Cyber Essentials Is No Longer Optional: What UK SMEs Need to Know Before April 27
Regulatory Compliance • Cyber Essentials Update 2026
Strategic Summary: On April 27, 2026, the UK government-backed Cyber Essentials scheme updated its certification requirements, implementing significantly stricter compliance rules. Administered by the National Cyber Security Centre (NCSC) and IASME, the revised standard expands scope tracking to mandate strict cloud-service inclusion, faster software patching, and global MFA enforcement. Enterprises must adapt to these strict parameters or risk immediate exclusion from public sector contracts and larger B2B supply chains.

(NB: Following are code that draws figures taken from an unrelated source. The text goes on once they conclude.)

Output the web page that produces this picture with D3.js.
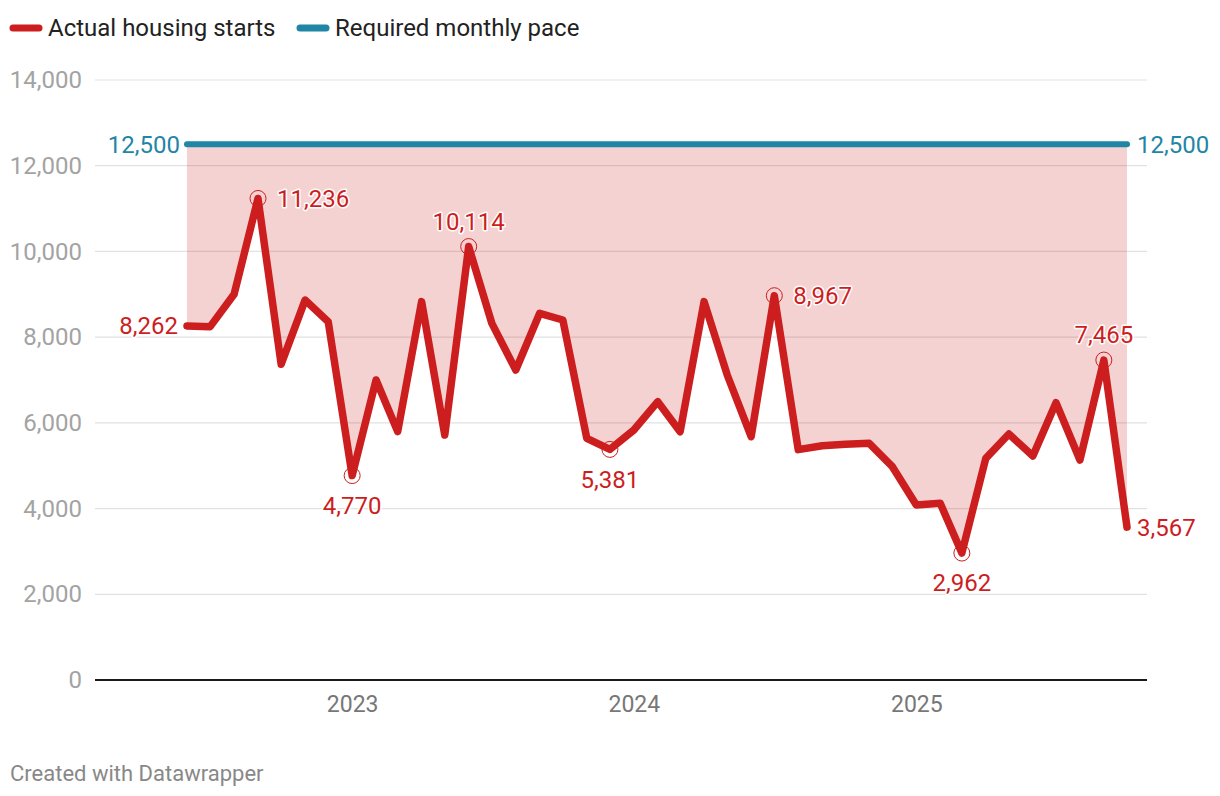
<!DOCTYPE html>
<html>
<head>
<meta charset="utf-8">
<script src="https://cdn.jsdelivr.net/npm/d3@7"></script>
<style>
  body { margin: 0; background: #fff; }
  svg { font-family: Roboto, sans-serif; }
</style>
</head>
<body>
<svg id="chart" width="1220" height="796"></svg>
<script>
// monthly housing starts, Jun 2022 - Oct 2025
let months = [
  '2022-06', '2022-07', '2022-08', '2022-09', '2022-10', '2022-11', '2022-12',
  '2023-01', '2023-02', '2023-03', '2023-04', '2023-05', '2023-06', '2023-07',
  '2023-08', '2023-09', '2023-10', '2023-11', '2023-12',
  '2024-01', '2024-02', '2024-03', '2024-04', '2024-05', '2024-06', '2024-07',
  '2024-08', '2024-09', '2024-10', '2024-11', '2024-12',
  '2025-01', '2025-02', '2025-03', '2025-04', '2025-05', '2025-06', '2025-07',
  '2025-08', '2025-09', '2025-10'
];
let starts = [
  8262, 8245, 9000, 11236, 7366, 8865, 8360,
  4770, 7000, 5795, 8828, 5717, 10114, 8322,
  7233, 8556, 8400, 5640, 5381,
  5833, 6494, 5794, 8828, 7117, 5678, 8967,
  5375, 5465, 5500, 5522, 4978,
  4083, 4122, 2962, 5172, 5740, 5227, 6471,
  5133, 7465, 3567
];
let requiredPace = 12500;
let yTicks = [0, 2000, 4000, 6000, 8000, 10000, 12000, 14000];
let xTicks = ['2023-01', '2024-01', '2025-01'];

// labelled points: month, placement
let labelled = [
  ['2022-06', 'left'], ['2022-09', 'right'], ['2023-01', 'below'],
  ['2023-06', 'above'], ['2023-12', 'below'], ['2024-07', 'right'],
  ['2025-03', 'below'], ['2025-09', 'above'], ['2025-10', 'right']
];

let red = '#cc1e1e';
let blue = '#1f86a5';

let parse = d3.timeParse('%Y-%m');
let fmt = d3.format(',');
let data = months.map((m, i) => ({ date: parse(m), value: starts[i], key: m }));

let svg = d3.select('#chart');

let x = d3.scaleTime()
  .domain(d3.extent(data, d => d.date))
  .range([187, 1127]);
let y = d3.scaleLinear().domain([0, 14000]).range([680, 80]);

// grid
let grid = svg.append('g');
grid.selectAll('line').data(yTicks.filter(t => t > 0)).enter().append('line')
  .attr('x1', 95).attr('x2', 1147)
  .attr('y1', d => y(d)).attr('y2', d => y(d))
  .attr('stroke', '#e1e1e1').attr('stroke-width', 1.2);

let yAxis = svg.append('g')
  .attr('transform', 'translate(82,0)')
  .call(d3.axisLeft(y).tickValues(yTicks).tickSize(0).tickPadding(0).tickFormat(fmt));
yAxis.select('.domain').remove();
yAxis.selectAll('text')
  .attr('font-family', 'Roboto, sans-serif')
  .attr('font-size', 24)
  .attr('fill', '#a3a3a3');

let xAxis = svg.append('g')
  .attr('transform', 'translate(0,680)')
  .call(d3.axisBottom(x).tickValues(xTicks.map(parse)).tickSize(0).tickPadding(16)
    .tickFormat(d3.timeFormat('%Y')));
xAxis.select('.domain').remove();
xAxis.selectAll('text')
  .attr('font-family', 'Roboto, sans-serif')
  .attr('font-size', 23)
  .attr('fill', '#777');

// gap area between actual and required
let area = d3.area()
  .x(d => x(d.date))
  .y0(y(requiredPace))
  .y1(d => y(d.value));
svg.append('path').datum(data)
  .attr('d', area)
  .attr('fill', 'rgba(204,30,30,0.2)');

// baseline
svg.append('line')
  .attr('x1', 95).attr('x2', 1147)
  .attr('y1', y(0)).attr('y2', y(0))
  .attr('stroke', '#1a1a1a').attr('stroke-width', 2);

// required pace line
svg.append('line')
  .attr('x1', x(data[0].date)).attr('x2', x(data[data.length - 1].date))
  .attr('y1', y(requiredPace)).attr('y2', y(requiredPace))
  .attr('stroke', blue).attr('stroke-width', 6).attr('stroke-linecap', 'round');

[[x(data[0].date) - 7, 'end'], [x(data[data.length - 1].date) + 10, 'start']].forEach(p => {
  svg.append('text')
    .attr('x', p[0]).attr('y', y(requiredPace)).attr('dy', '0.35em')
    .attr('text-anchor', p[1])
    .attr('font-size', 24).attr('fill', blue)
    .text(fmt(requiredPace));
});

// actual line
let line = d3.line().x(d => x(d.date)).y(d => y(d.value));
svg.append('path').datum(data)
  .attr('d', line)
  .attr('fill', 'none')
  .attr('stroke', red).attr('stroke-width', 7.5)
  .attr('stroke-linejoin', 'round').attr('stroke-linecap', 'round');

// highlight rings and labels
labelled.forEach(([m, pos], i) => {
  let d = data.find(p => p.key === m);
  let px = x(d.date), py = y(d.value);
  if (i > 0 && i < labelled.length - 1) {
    svg.append('circle')
      .attr('cx', px).attr('cy', py).attr('r', 8)
      .attr('fill', 'none').attr('stroke', red).attr('stroke-width', 1);
  }
  let tx = px, ty = py, anchor = 'middle';
  if (pos === 'left') { tx = px - 9; anchor = 'end'; }
  if (pos === 'right') { tx = px + (i === labelled.length - 1 ? 10 : 19); anchor = 'start'; }
  if (pos === 'above') { ty = py - 25; }
  if (pos === 'below') { ty = py + 30; }
  svg.append('text')
    .attr('x', tx).attr('y', ty).attr('dy', '0.35em')
    .attr('text-anchor', anchor)
    .attr('font-size', 24)
    .attr('fill', red)
    .attr('stroke', '#fff').attr('stroke-width', 3)
    .attr('paint-order', 'stroke').attr('stroke-linejoin', 'round')
    .text(fmt(d.value));
});

// legend
let legend = [['Actual housing starts', red, 10], ['Required monthly pace', blue, 297]];
legend.forEach(([label, color, lx]) => {
  svg.append('line')
    .attr('x1', lx + 3).attr('x2', lx + 29).attr('y1', 28).attr('y2', 28)
    .attr('stroke', color).attr('stroke-width', 7).attr('stroke-linecap', 'round');
  svg.append('text')
    .attr('x', lx + 38).attr('y', 28).attr('dy', '0.35em')
    .attr('font-size', 24).attr('fill', '#222')
    .text(label);
});

svg.append('text')
  .attr('x', 10).attr('y', 773).attr('dy', '0.35em')
  .attr('font-size', 22).attr('fill', '#888')
  .text('Created with Datawrapper');
</script>
</body>
</html>
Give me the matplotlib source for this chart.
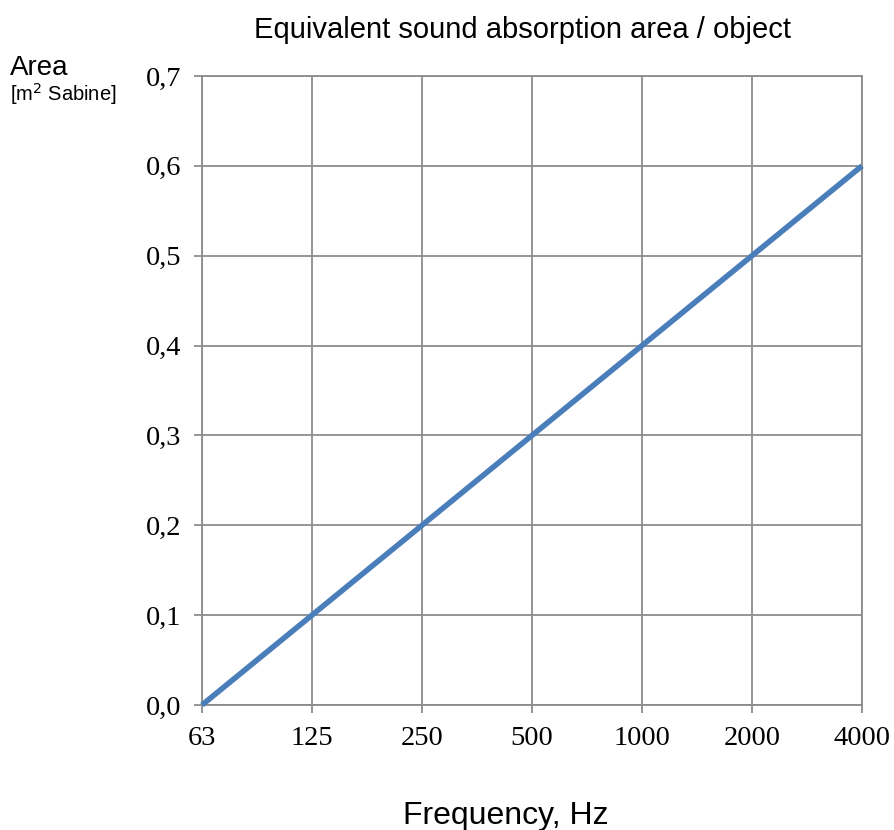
import matplotlib
matplotlib.use("Agg")
import matplotlib.pyplot as plt

frequencies = ["63", "125", "250", "500", "1000", "2000", "4000"]
area = [0.0, 0.1, 0.2, 0.3, 0.4, 0.5, 0.6]
y_ticks = [0.0, 0.1, 0.2, 0.3, 0.4, 0.5, 0.6, 0.7]
y_labels = ["0,0", "0,1", "0,2", "0,3", "0,4", "0,5", "0,6", "0,7"]

fig = plt.figure(figsize=(8.94, 8.30), dpi=100)
ax = fig.add_axes([202/894, 1-705/830, (862-202)/894, (705-76)/830])

x = list(range(len(frequencies)))
ax.plot(x, area, color="#4a7ebb", linewidth=4, solid_capstyle="butt", zorder=3, clip_on=False)

ax.set_xlim(0, len(frequencies)-1)
ax.set_ylim(0, 0.7)
ax.set_xticks(x)
ax.set_xticklabels(frequencies, family="Liberation Serif", fontsize=20.5)
ax.set_yticks(y_ticks)
ax.set_yticklabels(y_labels, family="Liberation Serif", fontsize=20.5)
ax.grid(True, color="#8c8c8c", linewidth=1.3)
for s in ax.spines.values():
    s.set_color("#8c8c8c")
    s.set_linewidth(1.3)
ax.tick_params(axis="both", length=6, width=1.3, color="#8c8c8c")
ax.tick_params(axis="x", pad=9)
ax.tick_params(axis="y", pad=9)
ax.set_axisbelow(True)

fig.text(523/894, 1-30/830, "Equivalent sound absorption area / object",
         ha="center", va="center", family="Liberation Sans", fontsize=21)
fig.text(506/894, 1-816/830, "Frequency, Hz", ha="center", va="center",
         family="Liberation Sans", fontsize=23)
fig.text(10/894, 1-68/830, "Area", ha="left", va="center", family="Liberation Sans", fontsize=20)
fig.text(10/894, 1-94/830, r"[m$^2$ Sabine]", ha="left", va="center",
         family="Liberation Sans", fontsize=14.5)

fig.savefig("out.png", dpi=100)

To ensure total alignment with these shifting standards, we have initiated comprehensive joint certification for both Si Futures UK and Si Futures South Africa. Navigating this framework ourselves gives our advisory teams the hands-on operational insight required to guide our partners through the updated compliance pipeline.
Deconstructing the Cyber Essentials Framework
Administered via the National Cyber Security Centre (NCSC) and delivered in tandem with IASME (Information Assurance for Small and Medium Enterprises), Cyber Essentials verifies that a business independently maintains defensive baseline hygiene across five core control surfaces. The certification is structured into two separate operational tiers:
- Cyber Essentials (Standard): A rigorous, verified self-assessment profile where internal infrastructure setups are documented and reviewed by an independent certified auditing body.
- Cyber Essentials Plus: Integrates the standard self-assessment framework with direct, independent technical testing—including deep credentialed vulnerability scans, live endpoint data audits, and external network probing.
While standard certification provides the right starting point for most UK SMEs, the advanced *Plus* audit is increasingly required by regulators, defense networks, and enterprise supply chain offices demanding formal third-party risk mitigation.
The April 27 Compliance Scope Expansion
While the baseline five pillars remain the structural anchor of the program, the compliance requirements governing them have become markedly stricter. The update formally brings cloud architectures—including Microsoft 365, Google Workspace, and third-party SaaS tools—directly into the mandatory audit scope.
This update means compliance is no longer evaluated on a localized curve; any organization executing or renewing their certification must prove absolute verification across their entire distributed environment.
Figure 1: The Five Core Control Pillars under the strict NCSC 2026 mandate.
Common Compliance Roadblocks for SMEs
During the initial evaluation and architecture staging phases, several hidden vulnerabilities regularly surface and delay certification:
- Incomplete MFA Enforcement: Leaving gaps in multi-factor authentication across legacy business tools, external administrative portals, or secondary user groups.
- Legacy Software Lifecycle Risks: Running systems or databases that have crossed their official end-of-life (EOL) marker and no longer receive vital security patches.
- Siloed User Scoping: Overlooking remote branch hardware, field devices, or cloud virtual machines during the initial architectural mapping.
- Privileged Account Mismanagement: Permitting engineers or system managers to execute daily workflows using unrestricted root domain administrator profiles rather than dedicated, monitored admin accounts.
Commercial Impact and Insurance Advantages
While bypassing the certification process isn’t illegal, the commercial penalty of non-compliance can be severe. Uncertified organizations face immediate disqualification during vendor onboarding checks for public sector or enterprise contracts.
Conversely, achieving verified status unlocks hidden operational benefits: UK-headquartered businesses with an annual turnover under £20 million receive up to £25,000 in cyber liability coverage directly inside the Cyber Essentials certification package—providing small-to-medium enterprises with significant financial protection.
“Cyber Essentials is increasingly part of the price of entry in the UK market. It’s a trust signal as much as a compliance requirement — and without it, you risk being excluded from opportunities before the real conversation has a chance to happen.”
With structured IT governance, a standard baseline certification can be secured within weeks. However, organizations requiring network remediation should expect a longer timeline. Initiating an objective threat readiness assessment allows your leadership team to uncover hidden perimeter flaws, fix software tracking gaps, and secure long-term market access.
Strategic compliance means upgrading network perimeters to match evolving NCSC requirements, ensuring your business stays eligible for premium commercial opportunities.